State officials told the county in January that a parcel including the Hamilton Building in the hospital complex would be declared surplus. The state Department of Planning recommended "joint uses" of the property by the university and the county.
County officials want the property for a park, but Kamenetz said in a statement, "It is far too early to talk about the specific scope of the project."
"There are significant funding issues to address and we have not had any discussions with UMBC officials yet regarding shared use of the property," he said.
UMBC has expressed interest in building research facilities and expanding its existing research and technology park to Spring Grove. UMBC spokeswoman Elyse Ashburn said the school learned of the state's intentions to declare the property surplus late last year but does not know what the county's park plan might mean.
"We just learned of this development, and we've not had an opportunity to talk to our partners in Baltimore County," she said.
County Council Chairman
"People want to live by these kinds of amenities," said Quirk, a Catonsville Democrat.
In a statement, Del. Adrienne Jones said the area needs more play space, and a park "will be great for the thousands of boys and girls participating in recreation programs."
Many of Spring Grove's buildings are in poor condition, according to a 2011 study prepared for the state Department of Health and Mental Hygiene and the Maryland Economic Development Corp. The campus layout "no longer meets clinical treatment and security needs of patients," the study said.
The fate of Spring Grove has long been of interest to the county, UMBC, neighbors and potential developers. Quirk said discussion about the campus, which is south of Frederick Road and a block from the Beltway, has "consumed countless hours" of community debate.
The property "has been a big question mark," said Mike Milani, a member of the Catonsville Recreation Council. He said a park would go a long way in providing recreation opportunities to local residents.

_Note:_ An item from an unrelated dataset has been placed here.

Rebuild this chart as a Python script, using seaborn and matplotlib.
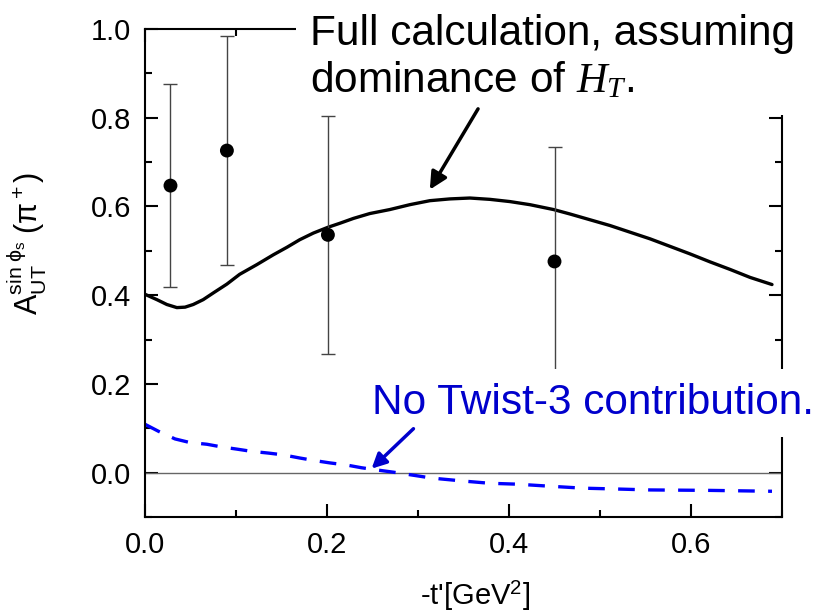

"There are no regional parks in the southwest corner" of the county, he said.
The 2011 study notes state recommendations that counties should have 30 acres of parkland per 1,000 residents. Baltimore County falls short of that goal, with an average of 21.9 acres. The Catonsville area has about 21.7 acres of parks per 1,000 residents.
County officials said Thursday they plan to seek authorization from the state Department of Natural Resources to use funds from the Open Space program to knock down the building on the site and create the park. It is too early to know how much money would be needed, county spokeswoman Ellen Kobler said.
Now that the state planning department has recommended declaring the propery surplus, the matter goes to the Department of General Services, said state Assistant Secretary of Planning Linda Janey. General Services, which handles real estate matters, has three years to forward the issue to the state Board of Public Works, which makes decision on the disposition of state property, Janey said.